→ **Exercise details**
Begin at the top of the entries below and write out every line through the one containing "var lineWidths = years.map(function", excluding pictures.

→ **Records shown**
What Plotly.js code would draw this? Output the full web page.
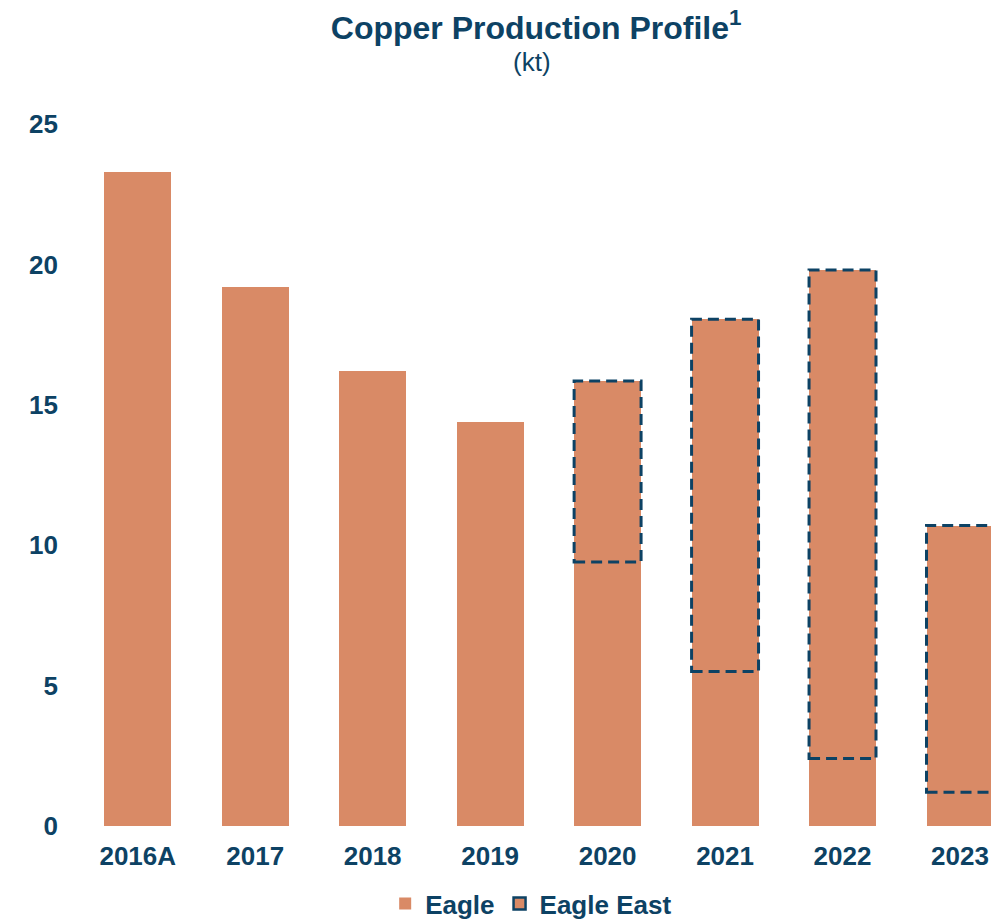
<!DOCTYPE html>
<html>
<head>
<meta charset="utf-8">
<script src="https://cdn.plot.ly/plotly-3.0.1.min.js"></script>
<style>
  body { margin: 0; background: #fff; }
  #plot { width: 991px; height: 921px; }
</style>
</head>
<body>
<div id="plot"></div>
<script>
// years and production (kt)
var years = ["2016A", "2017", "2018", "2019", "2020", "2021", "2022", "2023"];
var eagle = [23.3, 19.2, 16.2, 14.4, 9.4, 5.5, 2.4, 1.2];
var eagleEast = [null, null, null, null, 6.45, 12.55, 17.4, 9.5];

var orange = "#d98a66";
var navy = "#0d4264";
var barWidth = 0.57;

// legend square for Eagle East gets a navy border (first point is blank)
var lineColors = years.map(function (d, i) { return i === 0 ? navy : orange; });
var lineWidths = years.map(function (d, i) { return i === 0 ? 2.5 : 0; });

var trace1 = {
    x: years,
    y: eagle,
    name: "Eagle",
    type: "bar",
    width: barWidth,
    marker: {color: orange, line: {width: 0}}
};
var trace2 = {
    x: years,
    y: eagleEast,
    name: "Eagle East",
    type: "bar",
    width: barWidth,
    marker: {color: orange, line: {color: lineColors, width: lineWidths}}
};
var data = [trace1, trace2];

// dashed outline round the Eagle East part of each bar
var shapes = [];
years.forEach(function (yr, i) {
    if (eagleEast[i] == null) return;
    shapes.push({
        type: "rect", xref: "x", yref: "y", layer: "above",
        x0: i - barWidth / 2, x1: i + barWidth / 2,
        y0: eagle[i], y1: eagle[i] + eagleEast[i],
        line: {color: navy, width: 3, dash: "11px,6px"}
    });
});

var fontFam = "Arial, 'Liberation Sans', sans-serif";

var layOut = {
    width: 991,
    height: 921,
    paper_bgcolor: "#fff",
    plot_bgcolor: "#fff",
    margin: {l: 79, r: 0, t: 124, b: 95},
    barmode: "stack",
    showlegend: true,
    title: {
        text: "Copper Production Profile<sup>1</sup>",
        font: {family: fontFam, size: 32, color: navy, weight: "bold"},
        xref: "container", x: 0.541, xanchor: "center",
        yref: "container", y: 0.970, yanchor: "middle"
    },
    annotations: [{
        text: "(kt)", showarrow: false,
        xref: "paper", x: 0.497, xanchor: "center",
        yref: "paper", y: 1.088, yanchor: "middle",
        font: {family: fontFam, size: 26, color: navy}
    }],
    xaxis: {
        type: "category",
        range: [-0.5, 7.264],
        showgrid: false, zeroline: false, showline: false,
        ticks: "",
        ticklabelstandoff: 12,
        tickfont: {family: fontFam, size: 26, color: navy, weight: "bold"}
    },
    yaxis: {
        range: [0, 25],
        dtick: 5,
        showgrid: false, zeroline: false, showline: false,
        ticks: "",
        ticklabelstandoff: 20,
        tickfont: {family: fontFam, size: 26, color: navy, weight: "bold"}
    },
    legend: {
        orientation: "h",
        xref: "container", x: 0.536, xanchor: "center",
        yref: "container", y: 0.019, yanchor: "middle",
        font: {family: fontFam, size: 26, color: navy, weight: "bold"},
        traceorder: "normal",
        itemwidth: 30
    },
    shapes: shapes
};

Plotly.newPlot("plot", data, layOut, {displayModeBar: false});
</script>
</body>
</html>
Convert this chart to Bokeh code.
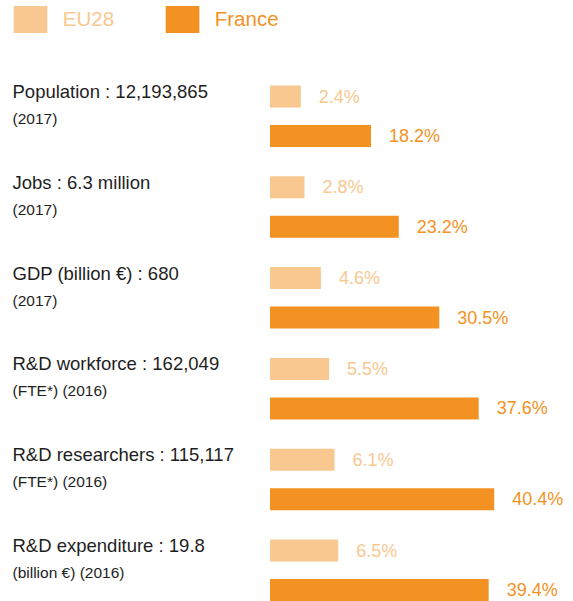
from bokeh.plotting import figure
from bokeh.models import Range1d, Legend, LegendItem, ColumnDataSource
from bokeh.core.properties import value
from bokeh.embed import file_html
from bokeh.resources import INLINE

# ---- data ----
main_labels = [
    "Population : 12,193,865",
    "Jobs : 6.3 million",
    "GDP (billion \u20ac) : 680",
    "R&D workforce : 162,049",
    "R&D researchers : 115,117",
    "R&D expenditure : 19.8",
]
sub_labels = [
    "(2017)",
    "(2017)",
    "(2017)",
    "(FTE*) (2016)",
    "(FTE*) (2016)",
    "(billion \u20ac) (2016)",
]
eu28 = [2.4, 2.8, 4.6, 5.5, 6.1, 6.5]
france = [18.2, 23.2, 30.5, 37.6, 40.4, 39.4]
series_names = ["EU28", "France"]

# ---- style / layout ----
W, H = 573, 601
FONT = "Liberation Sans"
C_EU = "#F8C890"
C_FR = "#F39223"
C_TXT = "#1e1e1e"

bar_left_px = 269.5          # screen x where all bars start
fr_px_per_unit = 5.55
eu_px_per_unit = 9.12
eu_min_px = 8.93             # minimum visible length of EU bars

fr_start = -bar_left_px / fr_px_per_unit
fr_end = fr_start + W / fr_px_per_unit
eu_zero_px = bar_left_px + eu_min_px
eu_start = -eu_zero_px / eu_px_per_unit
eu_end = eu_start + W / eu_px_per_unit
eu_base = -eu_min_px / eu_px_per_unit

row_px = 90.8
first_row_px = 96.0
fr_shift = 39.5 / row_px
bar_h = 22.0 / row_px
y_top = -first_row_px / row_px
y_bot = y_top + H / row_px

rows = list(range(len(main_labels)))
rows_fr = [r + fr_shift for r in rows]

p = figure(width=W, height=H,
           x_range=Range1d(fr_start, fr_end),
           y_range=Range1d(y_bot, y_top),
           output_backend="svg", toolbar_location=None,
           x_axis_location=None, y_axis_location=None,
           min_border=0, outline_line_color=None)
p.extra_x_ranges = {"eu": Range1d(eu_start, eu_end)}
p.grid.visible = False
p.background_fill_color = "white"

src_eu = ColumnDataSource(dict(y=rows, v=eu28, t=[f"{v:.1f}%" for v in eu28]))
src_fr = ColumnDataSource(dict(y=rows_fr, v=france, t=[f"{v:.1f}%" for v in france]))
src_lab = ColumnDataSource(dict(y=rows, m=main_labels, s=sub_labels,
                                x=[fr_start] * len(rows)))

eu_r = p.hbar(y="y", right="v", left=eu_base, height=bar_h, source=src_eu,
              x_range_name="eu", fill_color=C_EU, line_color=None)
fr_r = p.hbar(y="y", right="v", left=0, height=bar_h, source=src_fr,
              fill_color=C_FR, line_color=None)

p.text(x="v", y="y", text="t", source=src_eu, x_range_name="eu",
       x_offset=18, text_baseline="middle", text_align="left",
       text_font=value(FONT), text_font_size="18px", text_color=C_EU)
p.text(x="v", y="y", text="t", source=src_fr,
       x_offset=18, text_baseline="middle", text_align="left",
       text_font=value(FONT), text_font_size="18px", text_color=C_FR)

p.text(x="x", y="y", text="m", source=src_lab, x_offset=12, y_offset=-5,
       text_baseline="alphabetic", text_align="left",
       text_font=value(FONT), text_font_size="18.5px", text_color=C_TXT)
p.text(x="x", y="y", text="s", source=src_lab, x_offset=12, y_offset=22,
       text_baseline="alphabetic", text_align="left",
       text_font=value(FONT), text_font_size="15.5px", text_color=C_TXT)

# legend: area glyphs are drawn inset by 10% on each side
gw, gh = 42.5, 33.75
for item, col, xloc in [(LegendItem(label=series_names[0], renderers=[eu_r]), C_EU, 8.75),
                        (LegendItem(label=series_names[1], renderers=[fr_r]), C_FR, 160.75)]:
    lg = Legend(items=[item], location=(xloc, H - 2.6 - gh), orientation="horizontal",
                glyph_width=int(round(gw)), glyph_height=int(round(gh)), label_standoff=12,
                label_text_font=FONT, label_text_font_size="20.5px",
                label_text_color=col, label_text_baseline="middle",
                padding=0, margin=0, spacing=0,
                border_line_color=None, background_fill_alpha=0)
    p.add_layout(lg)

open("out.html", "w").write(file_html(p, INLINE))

→ **Output of the task**
What Plotly.js code would draw this? Output the full web page.
<!DOCTYPE html>
<html>
<head>
<meta charset="utf-8">
<script src="https://cdn.plot.ly/plotly-3.0.1.min.js"></script>
<style>
  body { margin: 0; background: #fff; }
  #plot { width: 991px; height: 921px; }
</style>
</head>
<body>
<div id="plot"></div>
<script>
// years and production (kt)
var years = ["2016A", "2017", "2018", "2019", "2020", "2021", "2022", "2023"];
var eagle = [23.3, 19.2, 16.2, 14.4, 9.4, 5.5, 2.4, 1.2];
var eagleEast = [null, null, null, null, 6.45, 12.55, 17.4, 9.5];

var orange = "#d98a66";
var navy = "#0d4264";
var barWidth = 0.57;

// legend square for Eagle East gets a navy border (first point is blank)
var lineColors = years.map(function (d, i) { return i === 0 ? navy : orange; });
var lineWidths = years.map(function (d, i) { return i === 0 ? 2.5 : 0; });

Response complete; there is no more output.